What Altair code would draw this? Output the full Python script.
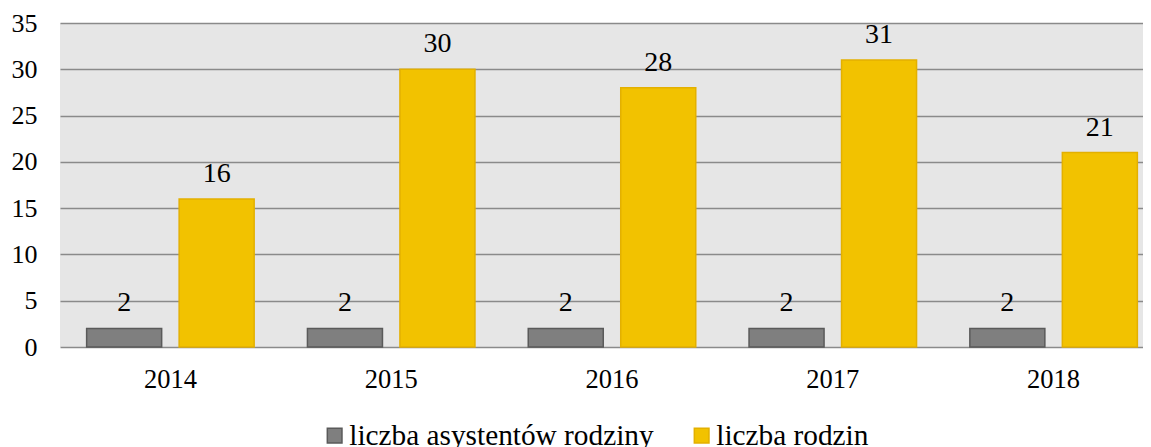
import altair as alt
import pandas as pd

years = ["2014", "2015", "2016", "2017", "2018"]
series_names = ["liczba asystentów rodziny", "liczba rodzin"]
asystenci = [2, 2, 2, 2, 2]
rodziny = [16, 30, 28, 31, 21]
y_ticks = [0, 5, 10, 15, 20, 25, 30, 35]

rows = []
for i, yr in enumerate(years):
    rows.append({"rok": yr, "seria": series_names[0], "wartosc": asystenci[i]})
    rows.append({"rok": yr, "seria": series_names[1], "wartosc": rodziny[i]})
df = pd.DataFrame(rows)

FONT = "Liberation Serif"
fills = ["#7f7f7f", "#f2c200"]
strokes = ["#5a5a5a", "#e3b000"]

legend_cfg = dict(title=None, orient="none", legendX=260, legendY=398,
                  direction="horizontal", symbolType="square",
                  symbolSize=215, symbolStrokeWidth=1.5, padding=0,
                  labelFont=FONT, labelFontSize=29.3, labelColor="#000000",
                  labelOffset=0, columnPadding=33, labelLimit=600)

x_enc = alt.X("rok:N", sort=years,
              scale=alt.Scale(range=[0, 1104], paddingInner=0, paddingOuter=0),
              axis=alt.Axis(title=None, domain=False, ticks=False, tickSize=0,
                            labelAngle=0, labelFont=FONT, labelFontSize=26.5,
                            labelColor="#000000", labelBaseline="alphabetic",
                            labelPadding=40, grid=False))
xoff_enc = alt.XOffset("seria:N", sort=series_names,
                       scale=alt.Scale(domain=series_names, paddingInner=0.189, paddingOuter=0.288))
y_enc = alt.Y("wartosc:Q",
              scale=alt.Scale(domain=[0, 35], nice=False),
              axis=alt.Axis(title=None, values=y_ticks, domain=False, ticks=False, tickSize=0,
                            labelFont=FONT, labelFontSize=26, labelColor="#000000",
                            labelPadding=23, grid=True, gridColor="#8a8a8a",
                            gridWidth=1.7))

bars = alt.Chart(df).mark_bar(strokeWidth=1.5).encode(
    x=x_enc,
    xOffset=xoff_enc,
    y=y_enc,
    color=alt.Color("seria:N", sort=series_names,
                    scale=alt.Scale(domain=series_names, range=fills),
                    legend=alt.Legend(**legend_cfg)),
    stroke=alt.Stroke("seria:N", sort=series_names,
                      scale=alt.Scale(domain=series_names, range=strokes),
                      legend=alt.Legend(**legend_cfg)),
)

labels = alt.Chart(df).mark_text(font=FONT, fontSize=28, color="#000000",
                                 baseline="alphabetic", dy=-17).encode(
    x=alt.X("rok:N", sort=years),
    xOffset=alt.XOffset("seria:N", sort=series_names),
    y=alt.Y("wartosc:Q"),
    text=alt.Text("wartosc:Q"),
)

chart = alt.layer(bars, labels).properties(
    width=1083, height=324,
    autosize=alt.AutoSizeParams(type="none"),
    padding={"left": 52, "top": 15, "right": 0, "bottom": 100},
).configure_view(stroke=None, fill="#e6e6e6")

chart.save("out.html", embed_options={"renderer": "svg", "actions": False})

Goal:
Copy out the listing exactly as it stands, but not the pictures.

Result of the task:
What Altair code would draw this? Output the full Python script.
import altair as alt
import pandas as pd

years = ["2014", "2015", "2016", "2017", "2018"]
series_names = ["liczba asystentów rodziny", "liczba rodzin"]
asystenci = [2, 2, 2, 2, 2]
rodziny = [16, 30, 28, 31, 21]
y_ticks = [0, 5, 10, 15, 20, 25, 30, 35]

rows = []
for i, yr in enumerate(years):
    rows.append({"rok": yr, "seria": series_names[0], "wartosc": asystenci[i]})
    rows.append({"rok": yr, "seria": series_names[1], "wartosc": rodziny[i]})
df = pd.DataFrame(rows)

FONT = "Liberation Serif"
fills = ["#7f7f7f", "#f2c200"]
strokes = ["#5a5a5a", "#e3b000"]

legend_cfg = dict(title=None, orient="none", legendX=260, legendY=398,
                  direction="horizontal", symbolType="square",
                  symbolSize=215, symbolStrokeWidth=1.5, padding=0,
                  labelFont=FONT, labelFontSize=29.3, labelColor="#000000",
                  labelOffset=0, columnPadding=33, labelLimit=600)

x_enc = alt.X("rok:N", sort=years,
              scale=alt.Scale(range=[0, 1104], paddingInner=0, paddingOuter=0),
              axis=alt.Axis(title=None, domain=False, ticks=False, tickSize=0,
                            labelAngle=0, labelFont=FONT, labelFontSize=26.5,
                            labelColor="#000000", labelBaseline="alphabetic",
                            labelPadding=40, grid=False))
xoff_enc = alt.XOffset("seria:N", sort=series_names,
                       scale=alt.Scale(domain=series_names, paddingInner=0.189, paddingOuter=0.288))
y_enc = alt.Y("wartosc:Q",
              scale=alt.Scale(domain=[0, 35], nice=False),
              axis=alt.Axis(title=None, values=y_ticks, domain=False, ticks=False, tickSize=0,
                            labelFont=FONT, labelFontSize=26, labelColor="#000000",
                            labelPadding=23, grid=True, gridColor="#8a8a8a",
                            gridWidth=1.7))

bars = alt.Chart(df).mark_bar(strokeWidth=1.5).encode(
    x=x_enc,
    xOffset=xoff_enc,
    y=y_enc,
    color=alt.Color("seria:N", sort=series_names,
                    scale=alt.Scale(domain=series_names, range=fills),
                    legend=alt.Legend(**legend_cfg)),
    stroke=alt.Stroke("seria:N", sort=series_names,
                      scale=alt.Scale(domain=series_names, range=strokes),
                      legend=alt.Legend(**legend_cfg)),
)

labels = alt.Chart(df).mark_text(font=FONT, fontSize=28, color="#000000",
                                 baseline="alphabetic", dy=-17).encode(
    x=alt.X("rok:N", sort=years),
    xOffset=alt.XOffset("seria:N", sort=series_names),
    y=alt.Y("wartosc:Q"),
    text=alt.Text("wartosc:Q"),
)

chart = alt.layer(bars, labels).properties(
    width=1083, height=324,
    autosize=alt.AutoSizeParams(type="none"),
    padding={"left": 52, "top": 15, "right": 0, "bottom": 100},
).configure_view(stroke=None, fill="#e6e6e6")

chart.save("out.html", embed_options={"renderer": "svg", "actions": False})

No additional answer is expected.